Kolkata revisited

Dear Alyssa,

You won’t believe the day I’ve had. I can’t stress to you how beautiful Kolkata is. Today me and a bunch of other students went site seeing! First we saw some place called the Writer’s Building, apparently it has some historical importance behind it (like from India’s colonization times) but I don’t really know I didn’t pay much attention I just noticed that it’s a huge red building and was super crowded inside, it seemed pretty boring. But I don’t understand why the writer’s in Kolkata would need so much space? Anyways next we saw Fort Williams; which also has some connection to British colonization (again I was wasn’t really paying attention). But boy is this place huge!! I’ll share an album on Facebook when I get the chance. But this building looks like a cross breed of state capital building in Sacramento with the White House. That’s the best that I can describe it its huge, white, pillars and has like a dome in the center.
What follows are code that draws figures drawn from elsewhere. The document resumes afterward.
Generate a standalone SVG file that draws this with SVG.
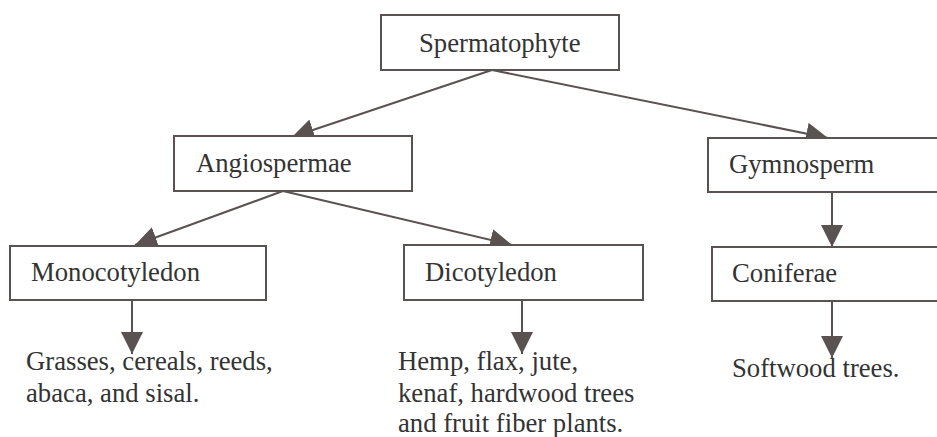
<svg xmlns="http://www.w3.org/2000/svg" width="937" height="437" viewBox="0 0 937 437">
<style>
.box{fill:#fff;stroke:#5a5250;stroke-width:2}
.t{font-family:"Liberation Serif","Times New Roman",serif;font-size:26.7px;fill:#333}
.c{stroke:#5a5250;stroke-width:2;fill:none;marker-end:url(#ah)}
</style>
<defs>
<marker id="ah" markerUnits="userSpaceOnUse" markerWidth="22" markerHeight="22" viewBox="0 0 20 20" refX="20" refY="10" orient="auto">
<path d="M0,0 L20,10 L0,20 Z" fill="#5a5250"/>
</marker>
</defs>
<rect width="937" height="437" fill="#fff"/>
<g id="connectors">
<line class="c" x1="492" y1="70" x2="292" y2="137"/>
<line class="c" x1="492" y1="70" x2="828" y2="138"/>
<line class="c" x1="283" y1="191" x2="135" y2="245"/>
<line class="c" x1="283" y1="191" x2="512" y2="245"/>
<line class="c" x1="132" y1="300" x2="132" y2="354"/>
<line class="c" x1="522" y1="300" x2="522" y2="354"/>
<line class="c" x1="832" y1="192" x2="832" y2="247"/>
<line class="c" x1="832" y1="301" x2="832" y2="358"/>
</g>
<g id="spermatophyte">
<rect class="box" x="381" y="15" width="238" height="55"/>
<text class="t" x="419" y="52">Spermatophyte</text>
</g>
<g id="angiospermae">
<rect class="box" x="174" y="136" width="238" height="55"/>
<text class="t" x="196" y="172">Angiospermae</text>
</g>
<g id="gymnosperm">
<rect class="box" x="708" y="138" width="240" height="54"/>
<text class="t" x="729" y="173">Gymnosperm</text>
</g>
<g id="monocotyledon">
<rect class="box" x="10" y="246" width="256" height="54"/>
<text class="t" x="31" y="281">Monocotyledon</text>
</g>
<g id="dicotyledon">
<rect class="box" x="404" y="245" width="239" height="55"/>
<text class="t" x="425" y="281">Dicotyledon</text>
</g>
<g id="coniferae">
<rect class="box" x="712" y="247" width="240" height="54"/>
<text class="t" x="732" y="282">Coniferae</text>
</g>
<g id="monocot-examples">
<text class="t" x="26" y="370">Grasses, cereals, reeds,</text>
<text class="t" x="26" y="402">abaca, and sisal.</text>
</g>
<g id="dicot-examples">
<text class="t" x="398" y="370">Hemp, flax, jute,</text>
<text class="t" x="398" y="402">kenaf, hardwood trees</text>
<text class="t" x="398" y="432">and fruit fiber plants.</text>
</g>
<g id="conifer-examples">
<text class="t" x="732" y="377">Softwood trees.</text>
</g>
</svg>
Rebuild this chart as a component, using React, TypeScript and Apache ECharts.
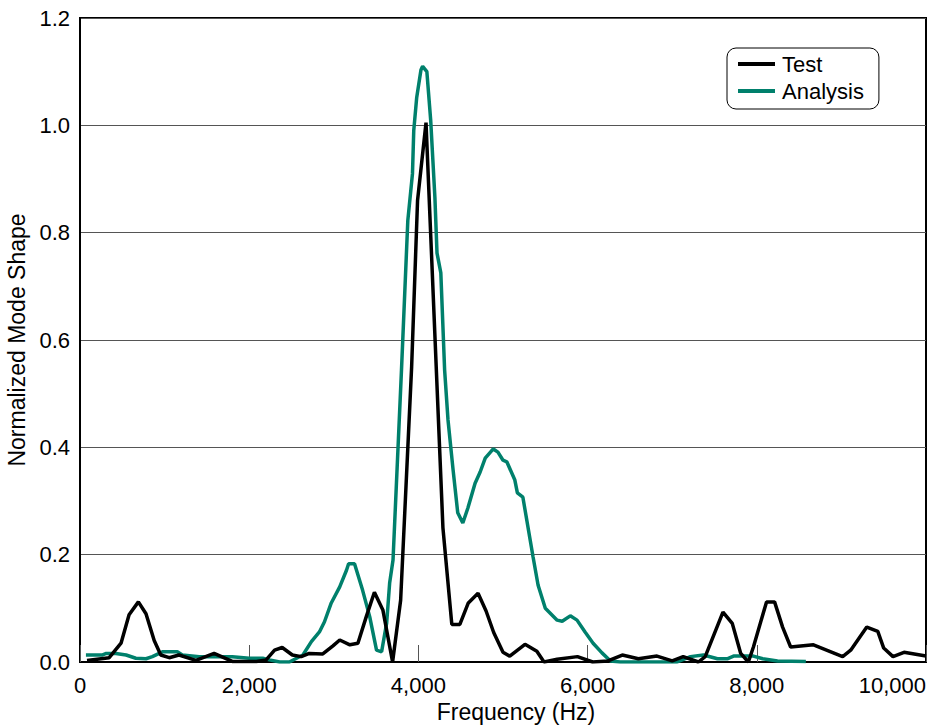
import React, { useEffect, useRef } from "react";
import * as echarts from "echarts";

const xTicks = [0, 2000, 4000, 6000, 8000, 10000];
const yTicks = [0, 0.2, 0.4, 0.6, 0.8, 1.0, 1.2];

const testFreq = [
  83, 345, 485, 580, 690, 780, 877, 955, 1055, 1170, 1370, 1585, 1800, 2085, 2200, 2300, 2390, 2510, 2615, 2710,
  2870, 2990, 3070, 3190, 3285, 3385, 3480, 3580, 3695, 3790, 3920, 3990, 4090, 4290, 4395, 4490, 4590, 4705, 4800,
  4890, 5000, 5080, 5260, 5400, 5485, 5640, 5880, 6060, 6240, 6410, 6600, 6820, 7000, 7130, 7310, 7390, 7600, 7710,
  7810, 7900, 7960, 8115, 8210, 8305, 8400, 8670, 9015, 9110, 9300, 9430, 9500, 9610, 9740, 10000,
];
const testValue = [
  0.003, 0.008, 0.035, 0.088, 0.112, 0.09, 0.04, 0.013, 0.008, 0.013, 0.003, 0.016, 0.001, 0.001, 0.004, 0.022, 0.027,
  0.013, 0.01, 0.016, 0.015, 0.03, 0.041, 0.032, 0.035, 0.085, 0.13, 0.097, 0.0, 0.115, 0.55, 0.86, 1.005, 0.25, 0.07,
  0.07, 0.11, 0.128, 0.095, 0.055, 0.018, 0.011, 0.033, 0.02, 0.0, 0.005, 0.01, 0.0, 0.002, 0.013, 0.006, 0.011, 0.002,
  0.01, 0.0, 0.01, 0.093, 0.072, 0.016, 0.0, 0.028, 0.112, 0.112, 0.065, 0.028, 0.032, 0.01, 0.022, 0.065, 0.057, 0.026,
  0.01, 0.018, 0.011,
];

const analysisFreq = [
  70, 260, 310, 425, 545, 660, 780, 855, 975, 1150, 1210, 1410, 1800, 2000, 2160, 2240, 2360, 2475, 2560, 2635, 2735,
  2830, 2890, 2970, 3070, 3150, 3175, 3245, 3340, 3425, 3505, 3565, 3625, 3660, 3700, 3800, 3875, 3930, 3945, 3980,
  4030, 4050, 4100, 4145, 4195, 4220, 4265, 4310, 4350, 4410, 4465, 4525, 4585, 4670, 4730, 4790, 4885, 4940, 5000,
  5045, 5140, 5170, 5235, 5355, 5415, 5500, 5640, 5700, 5795, 5875, 5970, 6065, 6170, 6270, 6385, 7060, 7215, 7370,
  7535, 7650, 7725, 7960, 8070, 8245, 8580,
];
const analysisValue = [
  0.013, 0.013, 0.016, 0.016, 0.013, 0.007, 0.006, 0.01, 0.019, 0.019, 0.013, 0.01, 0.01, 0.007, 0.007, 0.004, 0.0, 0.0,
  0.007, 0.013, 0.038, 0.056, 0.075, 0.11, 0.14, 0.171, 0.183, 0.183, 0.134, 0.084, 0.022, 0.019, 0.073, 0.147, 0.19,
  0.544, 0.823, 0.91, 0.99, 1.052, 1.103, 1.11, 1.1, 1.01, 0.866, 0.762, 0.725, 0.544, 0.451, 0.358, 0.278, 0.259, 0.287,
  0.333, 0.354, 0.38, 0.397, 0.391, 0.376, 0.373, 0.339, 0.315, 0.307, 0.196, 0.143, 0.1, 0.078, 0.076, 0.086, 0.078,
  0.056, 0.035, 0.017, 0.002, 0.0, 0.0, 0.01, 0.013, 0.006, 0.006, 0.011, 0.011, 0.006, 0.002, 0.001,
];

const seriesNames = ["Test", "Analysis"];
const FONT = "'Liberation Sans', Arial, sans-serif";
const GREEN = "#00806c";

export default function App() {
  const ref = useRef<HTMLDivElement>(null);
  useEffect(() => {
    if (!ref.current) return;
    const chart = echarts.init(ref.current, null, { renderer: "svg" });
    const testData = testFreq.map((f, i) => [f, testValue[i]]);
    const analysisData = analysisFreq.map((f, i) => [f, analysisValue[i]]);
    chart.setOption({
      animation: false,
      backgroundColor: "#ffffff",
      textStyle: { fontFamily: FONT },
      grid: {
        left: 80,
        right: 20,
        top: 18,
        bottom: 64,
        show: true,
        borderColor: "#000",
        borderWidth: 2,
        containLabel: false,
        outerBoundsMode: "none",
      },
      legend: {
        orient: "vertical",
        left: 727,
        top: 48,
        padding: [5, 15, 7, 11],
        itemGap: 5,
        itemWidth: 37,
        itemHeight: 4,
        icon: "rect",
        borderColor: "#000",
        borderWidth: 1,
        borderRadius: 9,
        textStyle: { fontSize: 22, color: "#000", fontFamily: FONT, padding: [0, 0, 0, 2] },
        data: seriesNames,
      },
      xAxis: {
        type: "value",
        min: xTicks[0],
        max: xTicks[xTicks.length - 1],
        interval: 2000,
        name: "Frequency (Hz)",
        nameLocation: "middle",
        nameGap: 38,
        nameTextStyle: { fontSize: 23, color: "#000", fontFamily: FONT, padding: [0, 0, 0, 26] },
        axisLine: { show: true, lineStyle: { color: "#000", width: 2 } },
        axisTick: { show: true, inside: true, length: 17, lineStyle: { color: "#555", width: 1 } },
        splitLine: { show: false },
        axisLabel: {
          fontSize: 22,
          color: "#000",
          fontFamily: FONT,
          margin: 12,
          alignMaxLabel: "right",
          formatter: (v: number) => v.toLocaleString("en-US"),
        },
      },
      yAxis: {
        type: "value",
        min: yTicks[0],
        max: yTicks[yTicks.length - 1],
        interval: 0.2,
        name: "Normalized Mode Shape",
        nameLocation: "middle",
        nameGap: 52,
        nameTextStyle: { fontSize: 23, color: "#000", fontFamily: FONT },
        axisLine: { show: true, lineStyle: { color: "#000", width: 2 } },
        axisTick: { show: false },
        splitLine: { show: true, lineStyle: { color: "#555", width: 1 } },
        axisLabel: {
          fontSize: 22,
          color: "#000",
          fontFamily: FONT,
          margin: 10,
          formatter: (v: number) => v.toFixed(1),
        },
      },
      series: [
        {
          name: seriesNames[0],
          type: "line",
          data: testData,
          showSymbol: false,
          symbol: "none",
          lineStyle: { color: "#000", width: 3.5 },
          itemStyle: { color: "#000" },
          z: 3,
        },
        {
          name: seriesNames[1],
          type: "line",
          data: analysisData,
          showSymbol: false,
          symbol: "none",
          lineStyle: { color: GREEN, width: 3.5 },
          itemStyle: { color: GREEN },
          z: 2,
        },
      ],
    });
    return () => chart.dispose();
  }, []);
  return <div ref={ref} style={{ width: 946, height: 726, position: "absolute", left: 0, top: 0 }} />;
}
But there was pretty creepy story the tour guide gave us about the guard room (AKA the Black Hole) in Fort Williams. (*activates spooky voice*) So the way it goes is that during a battle in 1756 there were 145 soldiers and civilians that were captured and kept in this tiny room and only 23 survived (the rest died from heat and suffocation), and legend has it that if you go to Fort Williams at night you can hear the cries of the prisoners begging to be let out!!!!!(*oooooh*) After a whole day of walking we chilled at this really cool café by the river (seriously they have THE BEST chai ever plus I spotted some cuties as well lol). I got some nice candid pics of myself too catch them on my Insta!!! Until next time

-ILY Rav 😀




This letter is meant to parody Hartley House, Calcutta with a modern twist. I specifically choose to recreate letter nine because it talks about certain places that Sophia discovers around Calcutta. Some of these that still exist today, like the Writers’ Building and Fort Williams. Instead of a 16 year old girl I, the author, am a college student who is studying abroad in India. The reason I choose to recreate the scenario this way is because I have personally noticed that people who have traveled abroad try to make it seem like a big deal, like they have a certain (higher) privilege of being there. This same attitude parallels with Sophia’s tone in Hartly House. In the book, Sophia explains events and places in aloof manner, where all the attention of an event is directed toward her.  Even though there is some political importance going on behind the actual place or event (For example when she sees the Nabob’s procession passing by). I exhibit the same aloofness in my letter by giving vague descriptions of the places ‘I visit’, even though they have an important historical background to the city. The Writers’ Building I mention is now a government office where all of Kolkata’s major political decisions are made. I describe Fort Williams just as a huge white building but there are thousands of buildings around the world that look the same white, pillars, and dome in the middle. Why this is important because it represents the democratic and republican power that has spread by English colonization through history. Another place I mention is the Black Hole. The Black Hole was a result of political differences between the Nawab of Bengal and the East India Company, but in my letter I brush it off as historical monument with a scary story. All these places are earliest reminders of East India Company’s oppression on the natives, but now they have become nothing more than a list of places to see in Kolkata.